Summer seems to be zipping by this year. I’m already down to only three weeks left in Rhode Island before heading up to Maine (more to come on that later). While the time is escaping me this summer, the adventures are not.
Adventure I: Rhody Wine
We’ve had a slew of cloudy and rainy days as of late, and pretty much for most of this summer, but my mom and I took advantage of the partly sunny outlook today and drove down the road to Carolyn’s Sakonnet Vineyard in Little Compton for a tour and tasting. Tours are free and start every hour on the hour until 3 PM. While wine and New England may not seem like an instant match, the Sakonnet River and Atlantic Ocean endow the area with a maritime climate good for growing grapes. Although the year isn’t as hot for as long as it is in California, France, Spain, or Italy, wineries throughout the region do well with producing subtle wines. The tour was enjoyable, and our guide Liz explained wine making from grape to bottle. Afterwards, we topped our visit off with a tasting. For $14, visitors get to sample seven different wines and learn more about each. Our favorites were the Siren, a smooth, bold, and not too sweet Vidal Blanc, and the Rhode Island Red. If you go, you’re welcome to take your time with the tasting, relaxing outside or walking around the property.
Adventure II: Historic Newport
Another recent foray into Newport brought me to the Touro Synagogue, the oldest synagogue still standing in the U.S. I’d first heard about the site as it’s on the National Register of Historic Places, so it had caught my eye as somewhere meriting a visit. Tours are $8 with a student ID and leave every half hour during the summer. I was the only one on my tour, so I got to take pictures inside, though photography is usually prohibited.
My tour guide Lew did an excellent job describing the history of the building and its congregation. Any proud Rhode Islander will tell you that their state was founded on the principles of religious freedom by dissenters like Roger Williams and Anne Hutchinson. At the time, Jews under pressure from the Inquisition in Spain and Portugal immigrated to Amsterdam and New York, but soon found Newport to be more welcoming due to the sentiment at the base of the state. Acceptance and religious equality physically manifest themselves in the area as houses of worship are about equidistant from Washington Square, Newport’s main green, and no place of worship sits directly on the commons.

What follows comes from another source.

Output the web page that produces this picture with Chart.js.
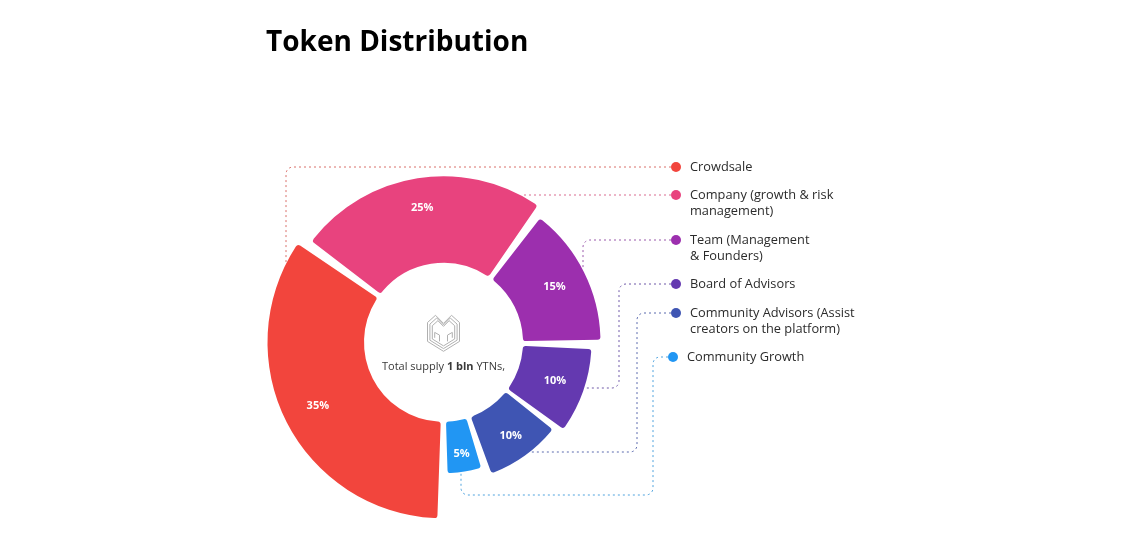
<!DOCTYPE html>
<html>
<head>
<meta charset="utf-8">
<title>Token Distribution</title>
<script src="https://cdn.jsdelivr.net/npm/chart.js@4"></script>
<style>
  html, body { margin: 0; padding: 0; background: #fff; }
  canvas { display: block; }
</style>
</head>
<body>
<canvas id="tokens" width="1126" height="538"></canvas>
<script>
const categories = [
    ["Crowdsale"],
    ["Company (growth & risk", "management)"],
    ["Team (Management", "& Founders)"],
    ["Board of Advisors"],
    ["Community Advisors (Assist", "creators on the platform)"],
    ["Community Growth"]
];
const shares = [35, 25, 15, 10, 10, 5];
const colors = ['#f2453d', '#e8437e', '#9c2fae', '#6439b0', '#3f55b3', '#2196f3'];
const lineColors = ['#d9706a', '#d96a90', '#9a58ab', '#6f58a8', '#5b6aae', '#4fa3de'];

const font = '"Open Sans", "Noto Sans", sans-serif';

// rings have a different outer radius per slice, doughnut only knows one
// trim widens the gaps round the small slices, in degrees (start, end)
const steppedArcs = {
    id: 'steppedArcs',
    afterDatasetsUpdate(chart, args, opts) {
        chart.getDatasetMeta(0).data.forEach((arc, i) => {
            const start = arc.startAngle + opts.trim[i][0] * Math.PI / 180;
            const end = arc.endAngle + opts.trim[i][1] * Math.PI / 180;
            arc.startAngle = start;
            arc.endAngle = end;
            arc.circumference = end - start;
            arc.innerRadius = opts.inner;
            arc.outerRadius = opts.outer[i];
        });
    }
};

// leader lines, legend, centre text and percent labels
const annotations = {
    id: 'annotations',
    beforeDatasetsDraw(chart, args, opts) {
        const ctx = chart.ctx;
        ctx.save();
        ctx.lineWidth = 1;
        ctx.setLineDash([2, 3]);
        opts.routes.forEach((route, i) => {
            ctx.strokeStyle = lineColors[i];
            ctx.beginPath();
            ctx.moveTo(route[0][0], route[0][1]);
            for (let p = 1; p < route.length - 1; p++) {
                ctx.arcTo(route[p][0], route[p][1], route[p + 1][0], route[p + 1][1], 7);
            }
            const last = route[route.length - 1];
            ctx.lineTo(last[0], last[1]);
            ctx.stroke();
        });
        ctx.restore();
    },
    afterDatasetsDraw(chart, args, opts) {
        const ctx = chart.ctx;
        const arcs = chart.getDatasetMeta(0).data;
        const cx = arcs[0].x, cy = arcs[0].y;
        ctx.save();
        ctx.textBaseline = 'middle';

        // percent labels
        ctx.fillStyle = '#fff';
        ctx.textAlign = 'center';
        ctx.font = '700 11px ' + font;
        arcs.forEach((arc, i) => {
            const mid = (arc.startAngle + arc.endAngle) / 2;
            ctx.fillText(shares[i] + '%', cx + Math.cos(mid) * opts.labelAt[i], cy + Math.sin(mid) * opts.labelAt[i]);
        });

        // legend
        ctx.textAlign = 'left';
        ctx.font = '12.8px ' + font;
        categories.forEach((lines, i) => {
            const item = opts.legend[i];
            ctx.fillStyle = colors[i];
            ctx.beginPath();
            ctx.arc(item[0], item[1], 5, 0, Math.PI * 2);
            ctx.fill();
            ctx.fillStyle = '#2b2b2b';
            lines.forEach((line, l) => ctx.fillText(line, item[0] + 14, item[1] + 0.5 + l * 16));
        });

        // centre text
        const parts = [['Total supply ', '400'], ['1 bln', '700'], [' YTNs,', '400']];
        let total = 0;
        parts.forEach(p => { ctx.font = p[1] + ' 11px ' + font; total += ctx.measureText(p[0]).width; });
        let x = cx - total / 2;
        ctx.fillStyle = '#3a3a3a';
        parts.forEach(p => {
            ctx.font = p[1] + ' 11px ' + font;
            ctx.fillText(p[0], x, cy + 25);
            x += ctx.measureText(p[0]).width;
        });

        // logo
        const logoX = pt => cx + pt[0] * 16;
        const logoY = pt => cy - 9 + pt[1] * 18;
        const outline = [[0, -0.55], [-0.5, -1], [-1, -0.6], [-1, 0.45], [0, 1], [1, 0.45], [1, -0.6], [0.5, -1]];
        ctx.strokeStyle = '#b0b0b0';
        ctx.lineWidth = 1;
        [1, 0.85, 0.7].forEach(k => {
            ctx.beginPath();
            outline.forEach((pt, n) => {
                const scaled = [pt[0] * k, pt[1] * k];
                if (n === 0) ctx.moveTo(logoX(scaled), logoY(scaled)); else ctx.lineTo(logoX(scaled), logoY(scaled));
            });
            ctx.closePath();
            ctx.stroke();
        });
        [-1, 1].forEach(side => {
            ctx.beginPath();
            ctx.moveTo(logoX([side * 0.55, 0.25]), logoY([side * 0.55, 0.25]));
            ctx.lineTo(logoX([side * 0.55, -0.05]), logoY([side * 0.55, -0.05]));
            ctx.lineTo(logoX([side * 0.25, 0.1]), logoY([side * 0.25, 0.1]));
            ctx.lineTo(logoX([side * 0.25, 0.45]), logoY([side * 0.25, 0.45]));
            ctx.stroke();
        });
        ctx.restore();
    }
};

new Chart(document.getElementById('tokens'), {
    type: 'doughnut',
    data: {
        labels: categories,
        datasets: [{
            data: shares,
            backgroundColor: colors,
            borderWidth: 0,
            borderRadius: 3,
            spacing: 8
        }]
    },
    options: {
        responsive: false,
        animation: false,
        events: [],
        rotation: 180,
        layout: { padding: { left: 266, right: 505, top: 26, bottom: 19 } },
        plugins: {
            legend: { display: false },
            tooltip: { enabled: false },
            title: {
                display: true,
                text: 'Token Distribution',
                align: 'start',
                color: '#000',
                font: { family: font, size: 28, weight: '700' },
                padding: { top: 0, bottom: 106 }
            },
            steppedArcs: {
                inner: 75.5,
                outer: [172, 162, 153, 144, 135.5, 127],
                trim: [[0, 0], [0, 0], [1, 0], [2, 0.5], [2, -1.5], [1, -1.5]]
            },
            annotations: {
                labelAt: [141, 136, 124, 118, 115, 113],
                legend: [[676, 167], [676, 195], [676, 240], [676, 284], [676, 313], [673, 357]],
                routes: [
                    [[676, 167], [286, 167], [286, 264]],
                    [[676, 195], [522, 195]],
                    [[676, 240], [583, 240], [583, 268]],
                    [[676, 284], [619, 284], [619, 388], [585, 388]],
                    [[676, 313], [637, 313], [637, 452], [530, 452]],
                    [[673, 357], [653, 357], [653, 495], [461, 495], [461, 473]]
                ]
            }
        }
    },
    plugins: [steppedArcs, annotations]
});
</script>
</body>
</html>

The synagogue’s interior evokes Independence Hall in Philadelphia: though simple, it is filled with treasures like a torah over 500 years old and a presidential booth where multiple U.S. presidents have sat. In fact, every year on August 16th there’s a special service in the synagogue in which they read a letter from George Washington to the Jews of Newport, written after the Ocean State became the last state to ratify the Constitution.
Adventure III: (New)port
A couple weeks ago now, my cousin and aunt visited from New York. My sister Emma and I brought my cousin into Newport to see Rough Point, where there’s currently a ceramics exhibit on display of the house, explore Cliff Walk, and then get dinner at Diego’s. Located on Newport’s restaurant row Bowen’s Wharf, Diego’s caters to the young, fun, and boisterous type. They serve up terrific Mexican food in a laid-back atmosphere: think fresh chips and guac or bulky and savory burritos and enchiladas. Their drinks range from Mexican inspired Mezcal and Tequila libations to the Wharf Mojito, featuring ginger and pineapple.
Adventure IV: Open Air Bristol
First off, congrats on making it this far in this mammoth post! My last recent adventure may be more accurately described if I were to call it a detour. The other day, I went for a run along the Bristol Bike Path, but instead of continuing along through the peaceful wooded areas, I took a left at the sign for Colt State Park. Though I didn’t delve too deeply into the grounds, as I turned around at about the four mile mark, what I saw was splendid: quiet ponds surrounded by grasses tickled by the wind, sumptuous views of the bay, and other walkers, runners, and bikers enjoying it all. This spot has definitely earned a spot as one of my favorite running routes.